SALT LAKE CITY
Fallen World War II solider identified 78 years after his death, burial planned in Bluffdale
Sep 30, 2022, 12:45 PM

Sgt. Elvin L. Phillips is pictured. (Defense POW/MIA Accounting Agency)
(Defense POW/MIA Accounting Agency)
BLUFFDALE, Utah — After almost 80 years, the remains of a fallen World War II soldier from Utah are coming home. DNA analysis identified Sgt. Elvin L. Phillips after spending 78 years unidentified.
Phillips will be interred on Oct. 11, at Utah Veteran’s Cemetery and Memorial Park in Bluffdale. Jenkins-Soffe Funeral Homes and Cremation in Murray, Utah will perform graveside services for Phillips before his interment.
Sgt. Elvin L. Phillips’ story
Phillips was a Salt Lake City native. He was just 23 years old at the time of his death.
Phillips served the 66th Bombardment Squadron (Heavy), 44th Bombardment Group (Heavy), 8th Air Force in the summer of 1943.
On Aug. 1 of that year, Philips was a gunner on a B-24 Liberator aircraft on a mission north of Bucharest, Romania for Operation Tidal Wave. Enemy fire struck his aircraft, causing him to crash.
Phillips’ remains were not identified following the war. He was buried as “Unknown” in the Hero Section of the Civilian and Military Cemetery in Romania.
Identifying Phillips
After the war, the American Graves Registration Command disinterred all unknown American remains from the Romanian cemetery in order to try to identify them.
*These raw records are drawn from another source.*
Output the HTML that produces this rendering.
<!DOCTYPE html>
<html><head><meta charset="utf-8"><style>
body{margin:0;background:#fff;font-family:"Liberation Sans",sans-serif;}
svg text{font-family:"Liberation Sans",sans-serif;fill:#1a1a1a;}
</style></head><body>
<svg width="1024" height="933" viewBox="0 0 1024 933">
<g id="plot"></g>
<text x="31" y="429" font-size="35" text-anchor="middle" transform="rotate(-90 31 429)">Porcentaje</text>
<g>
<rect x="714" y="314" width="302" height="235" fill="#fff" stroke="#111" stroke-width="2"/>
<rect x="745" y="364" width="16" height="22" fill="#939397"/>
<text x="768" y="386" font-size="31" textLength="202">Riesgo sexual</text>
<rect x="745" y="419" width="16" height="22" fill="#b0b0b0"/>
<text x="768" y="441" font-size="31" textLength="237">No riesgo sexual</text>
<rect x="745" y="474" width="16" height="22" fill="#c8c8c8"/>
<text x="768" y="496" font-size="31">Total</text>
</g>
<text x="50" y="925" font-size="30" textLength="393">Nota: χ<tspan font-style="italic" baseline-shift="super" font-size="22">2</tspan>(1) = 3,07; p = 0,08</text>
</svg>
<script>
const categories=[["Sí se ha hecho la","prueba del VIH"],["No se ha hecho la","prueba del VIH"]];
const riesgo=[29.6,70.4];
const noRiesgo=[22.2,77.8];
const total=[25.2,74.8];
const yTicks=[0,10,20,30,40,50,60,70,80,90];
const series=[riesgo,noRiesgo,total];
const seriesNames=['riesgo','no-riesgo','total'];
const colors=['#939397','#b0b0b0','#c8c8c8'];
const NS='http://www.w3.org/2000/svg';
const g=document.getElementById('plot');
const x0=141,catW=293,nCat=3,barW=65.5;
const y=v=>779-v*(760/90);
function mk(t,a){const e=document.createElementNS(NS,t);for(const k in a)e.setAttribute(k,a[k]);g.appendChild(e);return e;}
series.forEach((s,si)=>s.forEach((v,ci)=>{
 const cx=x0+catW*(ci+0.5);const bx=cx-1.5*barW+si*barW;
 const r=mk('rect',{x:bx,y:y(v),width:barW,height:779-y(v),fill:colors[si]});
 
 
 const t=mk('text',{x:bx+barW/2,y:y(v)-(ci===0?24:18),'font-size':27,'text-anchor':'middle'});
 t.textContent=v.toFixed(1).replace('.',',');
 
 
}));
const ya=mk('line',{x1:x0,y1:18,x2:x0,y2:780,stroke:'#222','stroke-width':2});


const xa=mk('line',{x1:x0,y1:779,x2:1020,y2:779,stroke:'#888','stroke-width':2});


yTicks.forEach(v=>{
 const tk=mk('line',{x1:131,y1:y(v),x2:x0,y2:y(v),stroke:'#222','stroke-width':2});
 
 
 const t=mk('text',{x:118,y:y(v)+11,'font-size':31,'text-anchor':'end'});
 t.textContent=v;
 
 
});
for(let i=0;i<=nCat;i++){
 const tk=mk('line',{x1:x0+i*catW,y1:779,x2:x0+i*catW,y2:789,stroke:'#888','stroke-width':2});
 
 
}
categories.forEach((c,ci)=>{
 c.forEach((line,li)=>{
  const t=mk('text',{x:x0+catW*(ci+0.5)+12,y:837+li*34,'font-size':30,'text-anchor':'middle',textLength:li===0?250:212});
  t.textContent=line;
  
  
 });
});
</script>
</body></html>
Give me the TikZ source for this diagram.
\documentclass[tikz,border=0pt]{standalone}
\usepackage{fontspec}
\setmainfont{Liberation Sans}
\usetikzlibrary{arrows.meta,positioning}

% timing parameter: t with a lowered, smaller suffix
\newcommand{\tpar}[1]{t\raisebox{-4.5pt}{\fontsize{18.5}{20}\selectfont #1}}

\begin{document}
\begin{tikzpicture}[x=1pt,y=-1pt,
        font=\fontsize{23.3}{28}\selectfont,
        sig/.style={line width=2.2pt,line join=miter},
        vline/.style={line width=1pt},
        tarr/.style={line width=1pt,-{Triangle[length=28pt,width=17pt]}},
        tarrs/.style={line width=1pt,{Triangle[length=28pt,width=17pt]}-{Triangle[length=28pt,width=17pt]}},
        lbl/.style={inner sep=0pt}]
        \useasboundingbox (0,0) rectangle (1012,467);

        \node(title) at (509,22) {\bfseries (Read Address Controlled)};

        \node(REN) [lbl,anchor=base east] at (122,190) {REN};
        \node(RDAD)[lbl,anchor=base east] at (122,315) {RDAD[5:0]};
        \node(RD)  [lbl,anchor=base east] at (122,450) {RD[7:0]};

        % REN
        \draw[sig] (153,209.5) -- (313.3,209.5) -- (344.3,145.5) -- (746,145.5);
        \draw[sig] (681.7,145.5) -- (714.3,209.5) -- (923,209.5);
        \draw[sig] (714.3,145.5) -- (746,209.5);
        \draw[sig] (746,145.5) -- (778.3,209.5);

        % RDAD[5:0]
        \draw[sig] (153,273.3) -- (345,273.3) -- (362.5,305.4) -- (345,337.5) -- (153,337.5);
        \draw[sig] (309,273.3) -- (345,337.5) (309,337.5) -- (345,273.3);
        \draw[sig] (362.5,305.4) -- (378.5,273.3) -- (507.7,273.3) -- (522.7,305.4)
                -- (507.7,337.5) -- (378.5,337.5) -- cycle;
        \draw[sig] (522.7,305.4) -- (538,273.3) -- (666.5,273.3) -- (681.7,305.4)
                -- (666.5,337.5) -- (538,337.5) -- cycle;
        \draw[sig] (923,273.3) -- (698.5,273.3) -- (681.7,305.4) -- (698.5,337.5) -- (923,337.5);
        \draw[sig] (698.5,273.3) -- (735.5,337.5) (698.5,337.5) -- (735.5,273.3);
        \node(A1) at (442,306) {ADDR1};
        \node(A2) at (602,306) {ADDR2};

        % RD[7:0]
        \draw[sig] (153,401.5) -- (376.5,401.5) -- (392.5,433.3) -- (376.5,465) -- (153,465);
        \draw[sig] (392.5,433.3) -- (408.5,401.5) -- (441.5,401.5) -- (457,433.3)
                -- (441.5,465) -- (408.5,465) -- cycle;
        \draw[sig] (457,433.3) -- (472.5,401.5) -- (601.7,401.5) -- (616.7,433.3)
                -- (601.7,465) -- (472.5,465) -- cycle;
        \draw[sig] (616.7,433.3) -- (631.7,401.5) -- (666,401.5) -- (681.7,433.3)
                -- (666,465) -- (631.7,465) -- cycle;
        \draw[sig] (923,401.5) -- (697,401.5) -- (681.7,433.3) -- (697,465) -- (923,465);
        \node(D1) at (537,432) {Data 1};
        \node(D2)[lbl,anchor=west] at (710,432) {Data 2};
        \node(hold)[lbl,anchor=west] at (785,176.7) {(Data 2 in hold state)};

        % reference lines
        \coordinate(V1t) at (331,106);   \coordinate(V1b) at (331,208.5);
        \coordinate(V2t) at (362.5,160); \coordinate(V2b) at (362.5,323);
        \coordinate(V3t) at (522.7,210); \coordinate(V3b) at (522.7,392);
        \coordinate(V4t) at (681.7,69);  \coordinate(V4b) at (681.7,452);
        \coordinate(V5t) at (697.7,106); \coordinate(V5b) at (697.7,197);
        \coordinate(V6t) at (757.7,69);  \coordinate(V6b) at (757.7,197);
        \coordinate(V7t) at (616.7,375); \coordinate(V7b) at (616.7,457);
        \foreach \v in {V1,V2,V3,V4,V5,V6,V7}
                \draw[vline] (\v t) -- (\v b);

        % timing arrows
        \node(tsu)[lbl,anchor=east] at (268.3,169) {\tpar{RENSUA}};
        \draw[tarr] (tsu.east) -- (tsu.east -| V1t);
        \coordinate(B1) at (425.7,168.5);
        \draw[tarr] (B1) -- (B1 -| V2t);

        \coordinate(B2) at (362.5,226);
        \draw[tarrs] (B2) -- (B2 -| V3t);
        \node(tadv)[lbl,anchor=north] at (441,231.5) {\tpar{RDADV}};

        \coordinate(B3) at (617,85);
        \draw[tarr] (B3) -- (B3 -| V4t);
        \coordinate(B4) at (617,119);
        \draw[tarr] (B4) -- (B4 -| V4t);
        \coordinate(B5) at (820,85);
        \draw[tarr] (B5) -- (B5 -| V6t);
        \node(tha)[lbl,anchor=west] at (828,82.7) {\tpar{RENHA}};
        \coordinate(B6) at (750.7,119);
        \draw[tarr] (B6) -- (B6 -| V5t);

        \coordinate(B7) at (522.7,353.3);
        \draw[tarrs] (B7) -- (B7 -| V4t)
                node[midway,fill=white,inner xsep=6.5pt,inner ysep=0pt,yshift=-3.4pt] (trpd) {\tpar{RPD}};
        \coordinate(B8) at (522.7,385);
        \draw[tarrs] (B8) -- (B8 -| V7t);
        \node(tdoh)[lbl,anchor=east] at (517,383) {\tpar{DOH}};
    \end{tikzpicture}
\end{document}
The command couldn’t identify 80 of those unknown servicemen, so they reinterred them in Ardennes American Cemetery and Henri-Chapelle American Cemetery, both in Belgium.
The Defense POW/MIA Accounting Agency, DPAA, started exhuming soldiers in 2017 who were thought to be associated with unaccounted-for airmen from Operation Tidal Wave.
Using anthropological, mitochondrial DNA, Y chromosome DNA and autosomal DNA analysis, the DPAA identified Phillips on March 23, 2022.
His name was on the Tablets of the Missing at the Florence American Cemetery in Impruneta, Italy. A rosette will be placed by his name to indicate that he was identified.